- _Data listing_
•••

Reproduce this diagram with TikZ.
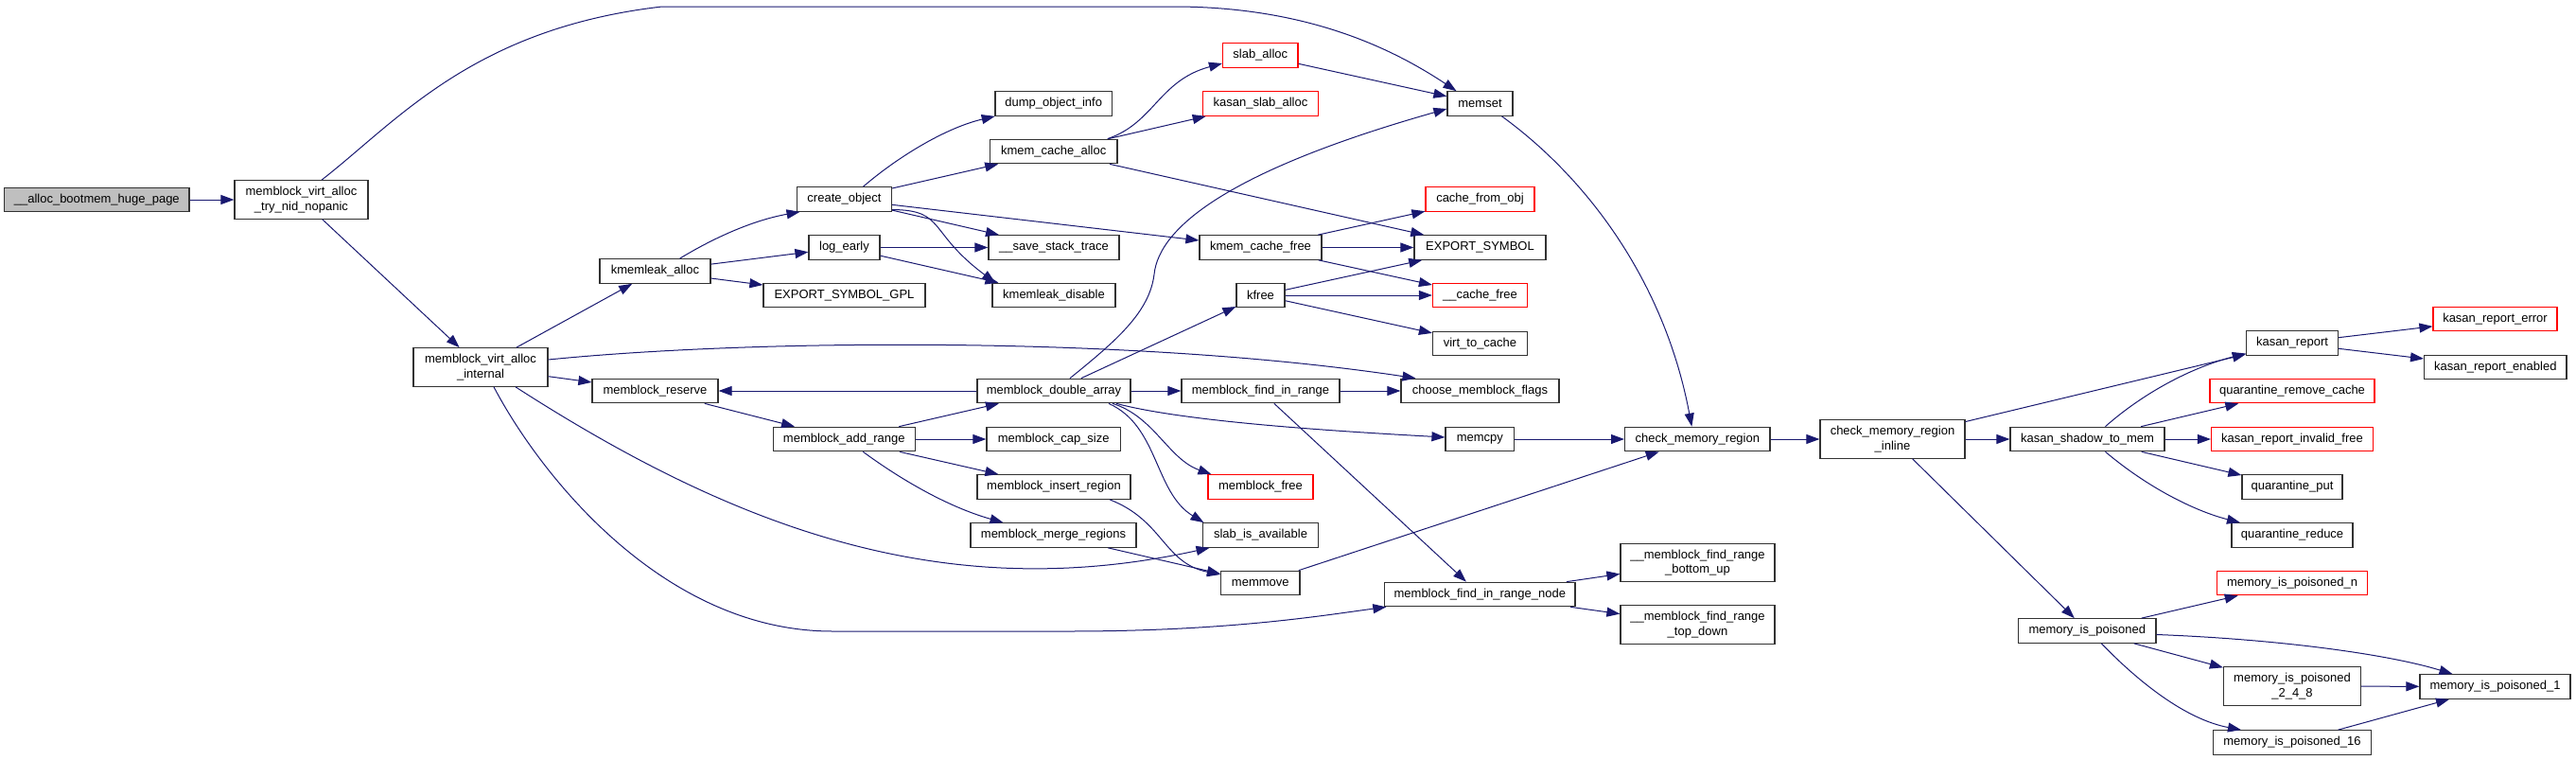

•••

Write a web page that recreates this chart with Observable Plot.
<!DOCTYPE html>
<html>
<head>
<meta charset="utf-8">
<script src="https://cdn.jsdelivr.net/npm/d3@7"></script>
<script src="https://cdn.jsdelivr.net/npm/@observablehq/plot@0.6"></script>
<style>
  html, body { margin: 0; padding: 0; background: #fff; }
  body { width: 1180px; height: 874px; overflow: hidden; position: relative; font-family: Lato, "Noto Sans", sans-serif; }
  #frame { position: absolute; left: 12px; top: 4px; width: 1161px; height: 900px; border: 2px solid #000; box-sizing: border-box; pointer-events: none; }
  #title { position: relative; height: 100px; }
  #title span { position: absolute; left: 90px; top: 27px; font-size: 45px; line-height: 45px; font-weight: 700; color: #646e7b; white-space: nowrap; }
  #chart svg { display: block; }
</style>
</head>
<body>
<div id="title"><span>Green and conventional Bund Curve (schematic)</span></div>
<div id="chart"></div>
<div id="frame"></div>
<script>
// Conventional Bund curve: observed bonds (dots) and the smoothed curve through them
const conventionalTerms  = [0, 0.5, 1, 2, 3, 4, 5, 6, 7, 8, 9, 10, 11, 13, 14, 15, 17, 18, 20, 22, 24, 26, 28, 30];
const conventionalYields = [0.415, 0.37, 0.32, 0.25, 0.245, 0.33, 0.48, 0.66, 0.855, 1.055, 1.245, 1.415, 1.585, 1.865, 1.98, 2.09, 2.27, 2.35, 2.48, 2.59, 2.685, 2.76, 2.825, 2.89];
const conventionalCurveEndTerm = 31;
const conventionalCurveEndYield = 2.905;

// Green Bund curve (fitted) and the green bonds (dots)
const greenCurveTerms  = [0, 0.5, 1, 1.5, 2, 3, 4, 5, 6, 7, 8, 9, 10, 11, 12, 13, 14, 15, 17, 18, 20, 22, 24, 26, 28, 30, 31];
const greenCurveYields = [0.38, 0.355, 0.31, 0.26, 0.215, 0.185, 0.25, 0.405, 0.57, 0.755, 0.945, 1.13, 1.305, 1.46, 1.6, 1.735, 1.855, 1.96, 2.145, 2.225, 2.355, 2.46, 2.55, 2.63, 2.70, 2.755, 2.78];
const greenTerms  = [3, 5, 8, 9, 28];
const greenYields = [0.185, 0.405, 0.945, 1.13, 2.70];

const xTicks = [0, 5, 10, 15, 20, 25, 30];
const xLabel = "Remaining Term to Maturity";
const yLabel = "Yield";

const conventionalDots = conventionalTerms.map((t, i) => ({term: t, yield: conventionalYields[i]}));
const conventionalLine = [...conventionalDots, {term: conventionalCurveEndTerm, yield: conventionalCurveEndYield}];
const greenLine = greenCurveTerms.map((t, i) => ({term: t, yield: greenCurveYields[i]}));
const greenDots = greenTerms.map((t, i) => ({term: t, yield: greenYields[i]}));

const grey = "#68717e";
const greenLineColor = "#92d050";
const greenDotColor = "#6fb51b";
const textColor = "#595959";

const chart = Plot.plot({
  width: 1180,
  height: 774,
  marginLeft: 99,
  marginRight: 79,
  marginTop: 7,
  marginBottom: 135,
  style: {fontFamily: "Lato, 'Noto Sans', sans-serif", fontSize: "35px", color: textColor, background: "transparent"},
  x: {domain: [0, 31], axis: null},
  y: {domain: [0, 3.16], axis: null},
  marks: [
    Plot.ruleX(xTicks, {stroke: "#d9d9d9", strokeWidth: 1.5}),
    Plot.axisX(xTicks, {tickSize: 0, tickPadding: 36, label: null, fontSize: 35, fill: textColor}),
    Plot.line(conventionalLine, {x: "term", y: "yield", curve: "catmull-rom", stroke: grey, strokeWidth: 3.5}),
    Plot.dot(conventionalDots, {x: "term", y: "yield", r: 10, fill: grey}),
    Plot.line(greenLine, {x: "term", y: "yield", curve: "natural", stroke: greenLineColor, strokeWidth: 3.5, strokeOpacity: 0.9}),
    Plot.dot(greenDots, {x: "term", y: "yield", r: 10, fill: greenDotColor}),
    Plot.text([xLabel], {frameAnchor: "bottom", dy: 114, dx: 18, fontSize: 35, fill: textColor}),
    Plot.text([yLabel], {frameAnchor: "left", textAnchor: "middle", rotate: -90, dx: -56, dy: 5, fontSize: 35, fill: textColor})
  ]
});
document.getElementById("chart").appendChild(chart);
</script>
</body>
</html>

•••

- _Task objective_
How many lines of these entries hold the string "chart"? Answer with the number alone.

- _Answer to the exercise_
5